Die Verdichtung von Wissen durch Chunking muss möglichst fehlerfrei erarbeitet werden, wenn man sich geistige Flexibilität erhalten möchte. Das soll am Beispiel der arithmetischen Grundoperationen verdeutlicht werden. Menschen, die nicht über ein gut vernetztes Zahlenwissen verfügen – die also zum Beispiel nicht sofort abrufen können, was die Hälfte von 70 ist oder was 27 plus 5 ergibt –, stehen schon im Alltag schnell vor Problemen. Es ist deshalb wichtig und richtig, dass in der Primarschule viel Zeit auf Addition, Subtraktion, Multiplikation und Division verwendet wird. Dabei können unterschiedliche Strategien zum Einsatz kommen. Das Ergebnis von 5 + 3 = kann ermittelt werden, indem von Grund auf gezählt wird: 1, 2, 3, 4, 5, 6, 7, 8. Man kann auch ab 5 aufzählen: 6, 7, 8. Bei jeder Berechnung wird eine Verbindung zwischen 5 + 3 = und 8 hergestellt. Wenn diese Verbindung eine gewisse Assoziationsstärke erreicht hat, wird »8« aktiviert, bevor die Rechenoperation abgeschlossen ist. Es wurde also Wissen so verdichtet, dass die Abrufstrategie zum Tragen kommt.

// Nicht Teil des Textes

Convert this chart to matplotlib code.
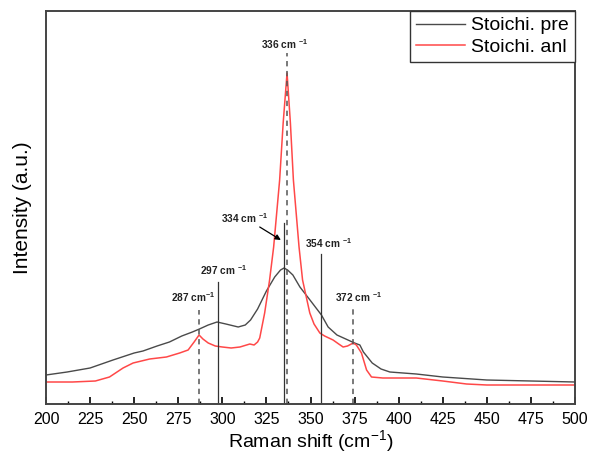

Multiplikation wird auf ähnliche Weise erworben: Zunächst als wiederholte Addition und später als Faktenabruf. Allerdings wird nicht jede Kombination so ausgiebig geübt, dass sich durch Wiederholung eine Verdichtung einstellt. Deshalb wird das 1 × 1 auswendig gelernt. Allerdings besteht die Gefahr, dass ein unflexibles Faktennetz aufgebaut wird. Zwar wird man auf die Aufgabe »7 × 8 =« wie aus der Pistole geschossen antworten, aber dafür länger für die Frage »Welches Ergebnis ist größer, 6 × 8 = oder 7 × 4 = ?« brauchen. Deshalb sollte die Multiplikation in der Primarschule mit der Ableitungsstrategie geübt werden: 7 × 9 = 7 × 10 – 7 × 1 = ? oder 6 × 8 = 5 × 8 + 1 × 8 = ? Wer auf diese Weise das 1 × 1 lernt, wird bei ausreichender Übung ein Netz an Faktenwissen aufbauen, welches es ermöglicht, jede 1 × 1-Aufgabe durch schnelles Erinnern zu lösen. Gleichzeitig ist das numerische Netzwerk so komplex und flexibel, dass es Verbindungen zu anderen Zahlen und Aufgaben herstellt. 36 ist verbunden mit 6 × 6, 9 × 4, 7 × 5 + 1 usw.